:: Given information ::
+ + + + +

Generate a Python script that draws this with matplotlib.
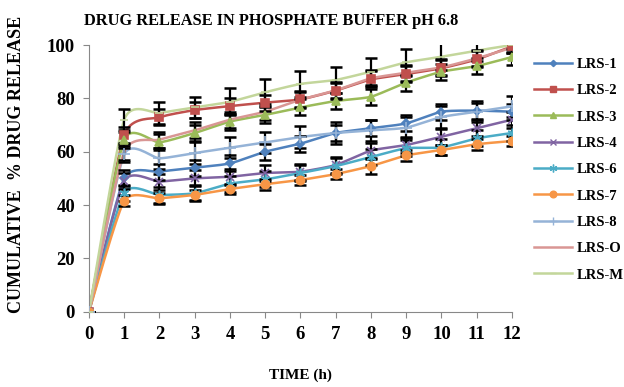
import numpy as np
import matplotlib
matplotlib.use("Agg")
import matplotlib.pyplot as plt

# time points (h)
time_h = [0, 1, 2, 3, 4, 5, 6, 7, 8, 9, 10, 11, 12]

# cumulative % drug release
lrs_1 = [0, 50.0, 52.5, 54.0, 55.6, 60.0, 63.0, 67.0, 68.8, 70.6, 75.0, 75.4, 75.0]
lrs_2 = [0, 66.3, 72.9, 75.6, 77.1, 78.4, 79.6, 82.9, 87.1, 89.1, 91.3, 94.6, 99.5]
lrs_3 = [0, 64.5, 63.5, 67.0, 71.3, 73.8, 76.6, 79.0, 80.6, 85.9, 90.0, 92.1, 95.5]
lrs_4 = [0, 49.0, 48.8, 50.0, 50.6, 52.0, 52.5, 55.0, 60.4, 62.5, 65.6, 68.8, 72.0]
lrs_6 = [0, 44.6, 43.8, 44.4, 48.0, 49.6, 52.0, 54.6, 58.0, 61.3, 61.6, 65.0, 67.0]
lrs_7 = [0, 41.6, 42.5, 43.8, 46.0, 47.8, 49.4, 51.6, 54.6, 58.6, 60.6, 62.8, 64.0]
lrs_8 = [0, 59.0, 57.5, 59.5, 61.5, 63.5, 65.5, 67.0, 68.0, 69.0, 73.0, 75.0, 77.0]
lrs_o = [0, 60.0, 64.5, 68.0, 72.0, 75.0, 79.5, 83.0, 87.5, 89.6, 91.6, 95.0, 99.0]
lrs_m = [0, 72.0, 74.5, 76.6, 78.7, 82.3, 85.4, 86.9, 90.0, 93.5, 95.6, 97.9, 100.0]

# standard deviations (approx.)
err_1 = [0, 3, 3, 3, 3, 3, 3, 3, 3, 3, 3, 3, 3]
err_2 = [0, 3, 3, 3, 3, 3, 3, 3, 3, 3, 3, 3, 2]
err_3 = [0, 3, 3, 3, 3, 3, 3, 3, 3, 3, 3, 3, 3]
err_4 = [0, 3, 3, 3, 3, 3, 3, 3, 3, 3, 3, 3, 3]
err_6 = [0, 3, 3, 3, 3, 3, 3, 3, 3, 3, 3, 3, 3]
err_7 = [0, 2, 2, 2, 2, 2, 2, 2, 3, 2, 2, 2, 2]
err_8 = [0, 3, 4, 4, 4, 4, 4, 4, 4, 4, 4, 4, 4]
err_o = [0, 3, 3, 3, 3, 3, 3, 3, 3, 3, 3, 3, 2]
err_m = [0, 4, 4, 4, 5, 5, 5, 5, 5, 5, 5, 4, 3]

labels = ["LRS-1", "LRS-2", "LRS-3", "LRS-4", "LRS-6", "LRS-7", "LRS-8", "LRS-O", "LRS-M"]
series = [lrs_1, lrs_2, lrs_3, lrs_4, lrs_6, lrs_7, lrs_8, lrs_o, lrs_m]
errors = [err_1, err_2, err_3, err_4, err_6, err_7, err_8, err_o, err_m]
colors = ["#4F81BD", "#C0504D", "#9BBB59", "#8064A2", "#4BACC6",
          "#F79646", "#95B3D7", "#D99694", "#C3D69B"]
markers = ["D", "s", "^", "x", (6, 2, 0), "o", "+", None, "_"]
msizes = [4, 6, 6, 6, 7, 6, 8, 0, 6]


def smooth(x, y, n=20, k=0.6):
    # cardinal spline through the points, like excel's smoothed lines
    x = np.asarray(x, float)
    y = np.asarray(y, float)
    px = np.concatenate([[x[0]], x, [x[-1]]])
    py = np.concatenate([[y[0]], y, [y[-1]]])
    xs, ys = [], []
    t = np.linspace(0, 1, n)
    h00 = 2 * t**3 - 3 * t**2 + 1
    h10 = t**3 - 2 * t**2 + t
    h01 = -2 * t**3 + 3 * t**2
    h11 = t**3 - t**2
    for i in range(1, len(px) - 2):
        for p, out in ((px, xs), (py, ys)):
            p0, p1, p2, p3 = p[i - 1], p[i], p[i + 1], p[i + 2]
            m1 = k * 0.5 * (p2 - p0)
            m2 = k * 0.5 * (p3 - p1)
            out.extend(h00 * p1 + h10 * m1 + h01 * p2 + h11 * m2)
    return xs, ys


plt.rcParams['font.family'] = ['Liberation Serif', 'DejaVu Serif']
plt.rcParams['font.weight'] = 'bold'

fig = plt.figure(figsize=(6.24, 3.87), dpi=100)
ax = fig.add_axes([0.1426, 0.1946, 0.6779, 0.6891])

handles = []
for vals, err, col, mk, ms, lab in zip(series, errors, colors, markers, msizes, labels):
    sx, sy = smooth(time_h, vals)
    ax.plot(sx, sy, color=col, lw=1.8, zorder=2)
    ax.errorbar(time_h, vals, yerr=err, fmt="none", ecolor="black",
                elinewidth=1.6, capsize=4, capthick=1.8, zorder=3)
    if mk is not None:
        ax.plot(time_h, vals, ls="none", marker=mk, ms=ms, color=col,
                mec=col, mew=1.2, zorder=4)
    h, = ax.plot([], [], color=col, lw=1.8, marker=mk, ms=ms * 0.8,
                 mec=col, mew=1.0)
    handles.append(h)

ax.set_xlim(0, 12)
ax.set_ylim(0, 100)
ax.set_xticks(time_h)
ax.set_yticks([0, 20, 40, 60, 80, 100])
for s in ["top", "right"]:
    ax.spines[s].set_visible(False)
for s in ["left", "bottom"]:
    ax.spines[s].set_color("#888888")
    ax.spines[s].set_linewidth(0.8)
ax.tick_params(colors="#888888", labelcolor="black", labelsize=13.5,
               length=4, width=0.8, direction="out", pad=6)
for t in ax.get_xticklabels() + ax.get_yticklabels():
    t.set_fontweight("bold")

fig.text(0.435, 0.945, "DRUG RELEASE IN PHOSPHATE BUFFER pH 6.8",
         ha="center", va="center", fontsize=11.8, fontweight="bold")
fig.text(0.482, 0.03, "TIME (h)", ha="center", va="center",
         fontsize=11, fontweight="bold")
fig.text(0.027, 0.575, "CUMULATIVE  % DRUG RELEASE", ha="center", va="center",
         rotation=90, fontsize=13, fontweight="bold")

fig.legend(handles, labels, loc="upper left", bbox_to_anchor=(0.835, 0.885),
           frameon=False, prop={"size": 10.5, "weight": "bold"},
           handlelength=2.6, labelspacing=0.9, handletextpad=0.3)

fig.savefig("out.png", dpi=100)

+ + + + +

:: What this task involves ::
Without the pictures, transcribe the listing above exactly.

:: Output below ::
Generate a Python script that draws this with matplotlib.
import numpy as np
import matplotlib
matplotlib.use("Agg")
import matplotlib.pyplot as plt

# time points (h)
time_h = [0, 1, 2, 3, 4, 5, 6, 7, 8, 9, 10, 11, 12]

# cumulative % drug release
lrs_1 = [0, 50.0, 52.5, 54.0, 55.6, 60.0, 63.0, 67.0, 68.8, 70.6, 75.0, 75.4, 75.0]
lrs_2 = [0, 66.3, 72.9, 75.6, 77.1, 78.4, 79.6, 82.9, 87.1, 89.1, 91.3, 94.6, 99.5]
lrs_3 = [0, 64.5, 63.5, 67.0, 71.3, 73.8, 76.6, 79.0, 80.6, 85.9, 90.0, 92.1, 95.5]
lrs_4 = [0, 49.0, 48.8, 50.0, 50.6, 52.0, 52.5, 55.0, 60.4, 62.5, 65.6, 68.8, 72.0]
lrs_6 = [0, 44.6, 43.8, 44.4, 48.0, 49.6, 52.0, 54.6, 58.0, 61.3, 61.6, 65.0, 67.0]
lrs_7 = [0, 41.6, 42.5, 43.8, 46.0, 47.8, 49.4, 51.6, 54.6, 58.6, 60.6, 62.8, 64.0]
lrs_8 = [0, 59.0, 57.5, 59.5, 61.5, 63.5, 65.5, 67.0, 68.0, 69.0, 73.0, 75.0, 77.0]
lrs_o = [0, 60.0, 64.5, 68.0, 72.0, 75.0, 79.5, 83.0, 87.5, 89.6, 91.6, 95.0, 99.0]
lrs_m = [0, 72.0, 74.5, 76.6, 78.7, 82.3, 85.4, 86.9, 90.0, 93.5, 95.6, 97.9, 100.0]

# standard deviations (approx.)
err_1 = [0, 3, 3, 3, 3, 3, 3, 3, 3, 3, 3, 3, 3]
err_2 = [0, 3, 3, 3, 3, 3, 3, 3, 3, 3, 3, 3, 2]
err_3 = [0, 3, 3, 3, 3, 3, 3, 3, 3, 3, 3, 3, 3]
err_4 = [0, 3, 3, 3, 3, 3, 3, 3, 3, 3, 3, 3, 3]
err_6 = [0, 3, 3, 3, 3, 3, 3, 3, 3, 3, 3, 3, 3]
err_7 = [0, 2, 2, 2, 2, 2, 2, 2, 3, 2, 2, 2, 2]
err_8 = [0, 3, 4, 4, 4, 4, 4, 4, 4, 4, 4, 4, 4]
err_o = [0, 3, 3, 3, 3, 3, 3, 3, 3, 3, 3, 3, 2]
err_m = [0, 4, 4, 4, 5, 5, 5, 5, 5, 5, 5, 4, 3]

labels = ["LRS-1", "LRS-2", "LRS-3", "LRS-4", "LRS-6", "LRS-7", "LRS-8", "LRS-O", "LRS-M"]
series = [lrs_1, lrs_2, lrs_3, lrs_4, lrs_6, lrs_7, lrs_8, lrs_o, lrs_m]
errors = [err_1, err_2, err_3, err_4, err_6, err_7, err_8, err_o, err_m]
colors = ["#4F81BD", "#C0504D", "#9BBB59", "#8064A2", "#4BACC6",
          "#F79646", "#95B3D7", "#D99694", "#C3D69B"]
markers = ["D", "s", "^", "x", (6, 2, 0), "o", "+", None, "_"]
msizes = [4, 6, 6, 6, 7, 6, 8, 0, 6]


def smooth(x, y, n=20, k=0.6):
    # cardinal spline through the points, like excel's smoothed lines
    x = np.asarray(x, float)
    y = np.asarray(y, float)
    px = np.concatenate([[x[0]], x, [x[-1]]])
    py = np.concatenate([[y[0]], y, [y[-1]]])
    xs, ys = [], []
    t = np.linspace(0, 1, n)
    h00 = 2 * t**3 - 3 * t**2 + 1
    h10 = t**3 - 2 * t**2 + t
    h01 = -2 * t**3 + 3 * t**2
    h11 = t**3 - t**2
    for i in range(1, len(px) - 2):
        for p, out in ((px, xs), (py, ys)):
            p0, p1, p2, p3 = p[i - 1], p[i], p[i + 1], p[i + 2]
            m1 = k * 0.5 * (p2 - p0)
            m2 = k * 0.5 * (p3 - p1)
            out.extend(h00 * p1 + h10 * m1 + h01 * p2 + h11 * m2)
    return xs, ys


plt.rcParams['font.family'] = ['Liberation Serif', 'DejaVu Serif']
plt.rcParams['font.weight'] = 'bold'

fig = plt.figure(figsize=(6.24, 3.87), dpi=100)
ax = fig.add_axes([0.1426, 0.1946, 0.6779, 0.6891])

handles = []
for vals, err, col, mk, ms, lab in zip(series, errors, colors, markers, msizes, labels):
    sx, sy = smooth(time_h, vals)
    ax.plot(sx, sy, color=col, lw=1.8, zorder=2)
    ax.errorbar(time_h, vals, yerr=err, fmt="none", ecolor="black",
                elinewidth=1.6, capsize=4, capthick=1.8, zorder=3)
    if mk is not None:
        ax.plot(time_h, vals, ls="none", marker=mk, ms=ms, color=col,
                mec=col, mew=1.2, zorder=4)
    h, = ax.plot([], [], color=col, lw=1.8, marker=mk, ms=ms * 0.8,
                 mec=col, mew=1.0)
    handles.append(h)

ax.set_xlim(0, 12)
ax.set_ylim(0, 100)
ax.set_xticks(time_h)
ax.set_yticks([0, 20, 40, 60, 80, 100])
for s in ["top", "right"]:
    ax.spines[s].set_visible(False)
for s in ["left", "bottom"]:
    ax.spines[s].set_color("#888888")
    ax.spines[s].set_linewidth(0.8)
ax.tick_params(colors="#888888", labelcolor="black", labelsize=13.5,
               length=4, width=0.8, direction="out", pad=6)
for t in ax.get_xticklabels() + ax.get_yticklabels():
    t.set_fontweight("bold")

fig.text(0.435, 0.945, "DRUG RELEASE IN PHOSPHATE BUFFER pH 6.8",
         ha="center", va="center", fontsize=11.8, fontweight="bold")
fig.text(0.482, 0.03, "TIME (h)", ha="center", va="center",
         fontsize=11, fontweight="bold")
fig.text(0.027, 0.575, "CUMULATIVE  % DRUG RELEASE", ha="center", va="center",
         rotation=90, fontsize=13, fontweight="bold")

fig.legend(handles, labels, loc="upper left", bbox_to_anchor=(0.835, 0.885),
           frameon=False, prop={"size": 10.5, "weight": "bold"},
           handlelength=2.6, labelspacing=0.9, handletextpad=0.3)

fig.savefig("out.png", dpi=100)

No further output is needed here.